Uncle Bob and Silver Bullets

Robert C. Martin:

I just finished reading an extremely depressing article in The Atlantic entitled: The Coming Software Apocalypse. The article does a good job, at first, of describing several terrible software bugs that have harmed, maimed, and killed people. But then the article veers off in a direction that I found disheartening.
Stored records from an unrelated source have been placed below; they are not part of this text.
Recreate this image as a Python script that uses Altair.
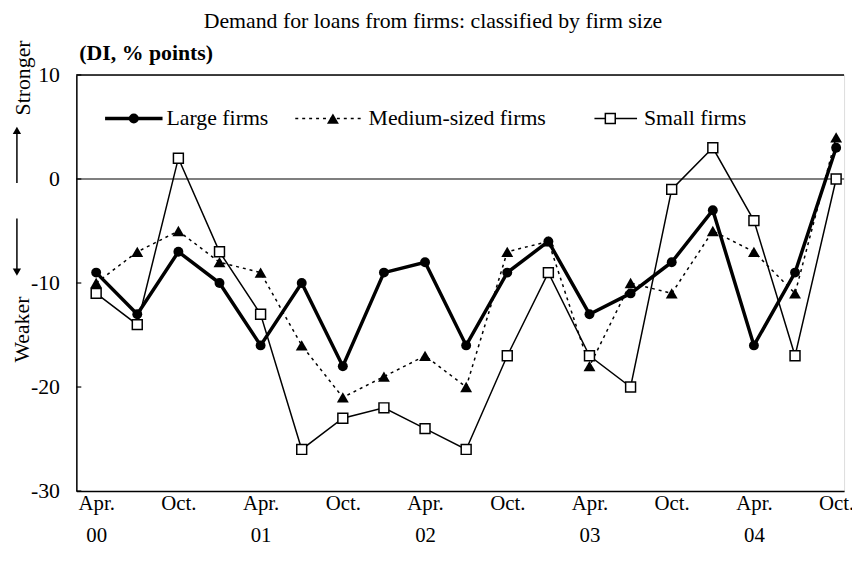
import altair as alt
import pandas as pd

# ---------------- data ----------------
quarters = ["Apr. 00", "Jul. 00", "Oct. 00", "Jan. 01", "Apr. 01", "Jul. 01", "Oct. 01",
            "Jan. 02", "Apr. 02", "Jul. 02", "Oct. 02", "Jan. 03", "Apr. 03", "Jul. 03",
            "Oct. 03", "Jan. 04", "Apr. 04", "Jul. 04", "Oct. 04"]
large = [-9, -13, -7, -10, -16, -10, -18, -9, -8, -16, -9, -6, -13, -11, -8, -3, -16, -9, 3]
medium = [-10, -7, -5, -8, -9, -16, -21, -19, -17, -20, -7, -6, -18, -10, -11, -5, -7, -11, 4]
small = [-11, -14, 2, -7, -13, -26, -23, -22, -24, -26, -17, -9, -17, -20, -1, 3, -4, -17, 0]
tick_positions = [0, 2, 4, 6, 8, 10, 12, 14, 16, 18]
tick_labels = ["Apr.|00", "Oct.", "Apr.|01", "Oct.", "Apr.|02", "Oct.", "Apr.|03", "Oct.", "Apr.|04", "Oct."]
y_ticks = [-30, -20, -10, 0, 10]

FONT = "Liberation Serif"
W, H = 775, 420


def frame(vals):
    return pd.DataFrame({"idx": list(range(len(vals))), "q": quarters, "v": vals})


label_arr = "[" + ",".join("'" + t + "'" for t in tick_labels) + "]"
xscale = alt.Scale(domain=[-0.482, 18.193], nice=False, zero=False)
yscale = alt.Scale(domain=[-30, 10], nice=False, zero=False)

X = alt.X("idx:Q", scale=xscale, title=None,
          axis=alt.Axis(values=tick_positions, grid=False, ticks=False,
                        labelExpr="split(" + label_arr + "[round(datum.value/2)], '|')",
                        labelFont=FONT, labelFontSize=21, labelColor="black",
                        labelBaseline="top", labelPadding=2, labelLineHeight=32,
                        labelAlign="center", labelFlush=False, labelOverlap=False,
                        domainColor="black", domainWidth=1.5))
Y = alt.Y("v:Q", scale=yscale, title=None,
          axis=alt.Axis(values=y_ticks, grid=False, ticks=False,
                        labelExpr="'' + datum.value",
                        labelFont=FONT, labelFontSize=22, labelColor="black",
                        labelPadding=17, labelBaseline="middle",
                        domainColor="black", domainWidth=1.5))

one = pd.DataFrame({"k": [0]})

# frame pieces: top border, zero line, inward y ticks
top_border = alt.Chart(pd.DataFrame({"v": [10]})).mark_rule(color="black", strokeWidth=1.5).encode(
    y=Y, x=alt.value(0), x2=alt.value(W))
zero_line = alt.Chart(pd.DataFrame({"v": [0]})).mark_rule(color="black", strokeWidth=1.2).encode(
    y=Y, x=alt.value(0), x2=alt.value(W))
yticks = alt.Chart(pd.DataFrame({"v": y_ticks})).mark_rule(color="black", strokeWidth=1.2).encode(
    y=Y, x=alt.value(0), x2=alt.value(5))

# series
l_line = alt.Chart(frame(large)).mark_line(color="black", strokeWidth=3.5).encode(x=X, y=Y)
l_pts = alt.Chart(frame(large)).mark_point(shape="circle", filled=True, color="black",
                                          size=100, opacity=1).encode(x=X, y=Y)
m_line = alt.Chart(frame(medium)).mark_line(color="black", strokeWidth=1.5,
                                            strokeDash=[3, 4]).encode(x=X, y=Y)
m_pts = alt.Chart(frame(medium)).mark_point(shape="triangle-up", filled=True, color="black",
                                           size=144, opacity=1).encode(x=X, y=Y)
s_line = alt.Chart(frame(small)).mark_line(color="black", strokeWidth=1.5).encode(x=X, y=Y)
s_pts = alt.Chart(frame(small)).mark_point(shape="square", filled=True, fill="white",
                                          stroke="black", strokeWidth=1.5, size=100,
                                          opacity=1).encode(x=X, y=Y)

# legend (inside plot)
def leg_line(x1, x2, y, **kw):
    return alt.Chart(one).mark_rule(color="black", **kw).encode(
        x=alt.value(x1), x2=alt.value(x2), y=alt.value(y))


def leg_pt(x, y, **kw):
    return alt.Chart(one).mark_point(opacity=1, **kw).encode(x=alt.value(x), y=alt.value(y))


def txt(s, x, y, **kw):
    base = dict(font=FONT, fontSize=22, color="black")
    base.update(kw)
    return alt.Chart(one).mark_text(**base).encode(
        x=alt.value(x), y=alt.value(y), text=alt.value(s))


legend = [
    leg_line(29, 87, 44, strokeWidth=3.5),
    leg_pt(58, 44, shape="circle", filled=True, color="black", size=100),
    txt("Large firms", 91, 44, align="left", baseline="middle"),
    leg_line(221, 288, 44, strokeWidth=1.5, strokeDash=[3, 4]),
    leg_pt(259, 44, shape="triangle-up", filled=True, color="black", size=144),
    txt("Medium-sized firms", 295, 44, align="left", baseline="middle"),
    leg_line(523, 566, 44, strokeWidth=1.5),
    leg_pt(539, 44, shape="square", filled=True, fill="white", stroke="black",
           strokeWidth=1.5, size=100),
    txt("Small firms", 573, 44, align="left", baseline="middle"),
]

# annotations outside plot
annotations = [
    txt("Demand for loans from firms: classified by firm size", 360, -47,
        align="center", baseline="alphabetic"),
    txt("(DI, % points)", 3, -15, align="left", baseline="alphabetic", fontWeight="bold"),
    txt("Stronger", -54, 3, align="center", baseline="middle", angle=270),
    txt("Weaker", -55, 257, align="center", baseline="middle", angle=270),
    alt.Chart(one).mark_rule(color="black", strokeWidth=1.5).encode(
        x=alt.value(-60), y=alt.value(109), y2=alt.value(58)),
    leg_pt(-60, 56, shape="triangle-up", filled=True, color="black", size=70),
    alt.Chart(one).mark_rule(color="black", strokeWidth=1.5).encode(
        x=alt.value(-60), y=alt.value(145), y2=alt.value(197)),
    leg_pt(-60, 199, shape="triangle-down", filled=True, color="black", size=70),
]

chart = alt.layer(
    top_border, zero_line, yticks,
    l_line, m_line, s_line, l_pts, m_pts, s_pts,
    *legend, *annotations
).properties(
    width=W, height=H,
    autosize=alt.AutoSizeParams(type="none"),
    padding={"left": 69, "top": 65, "right": 8, "bottom": 66},
).configure_view(stroke=None).configure(background="white")

chart.save("out.html", embed_options={"renderer": "svg", "actions": False})
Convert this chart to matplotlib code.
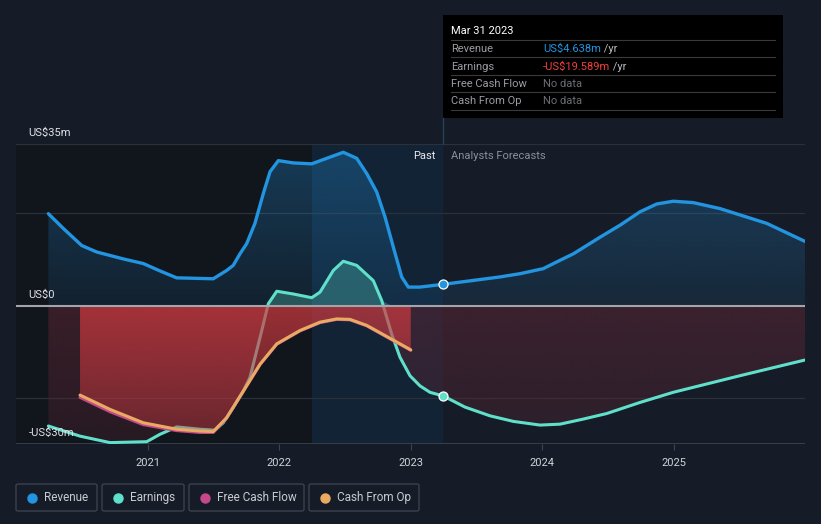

The author of the article interviewed many thought leaders in the industry, but chose only those thought leaders who were inventing new technologies. Those technologies were things like Light Table, Model Driven Engineering, and TLA+.

[…]

The obvious solution:

  1. Raise the level of software discipline and professionalism.
  2. Never make excuses for sloppy work.

If only it were that easy.

Hillel Wayne (via Hacker News):

One of the core assumptions of modern systems engineering is that there’s a constant flow of defects: that people make mistakes. You can’t rely on people to not fuck up on their own: after all, the US still has 30,000 auto deaths a year. Rather, the best way to reduce the volume and severity of mistakes is to adjust the system itself. Either make them harder to do, make them easier to catch, or make them cause less damage when they do happen. Don’t just blame the drivers, give them safe roads! Give them seatbelts!

[…]

But unit tests are not enough. Type systems are not enough. Contracts are not enough, formal specs are not enough, code review isn’t enough, nothing is enough. We have to use everything we have to even hope of writing correct code, because there’s only one way a program is right and infinite ways a program can be wrong, and we can’t assume that any tool we use will prevent more than a narrow slice of all those wrong ways.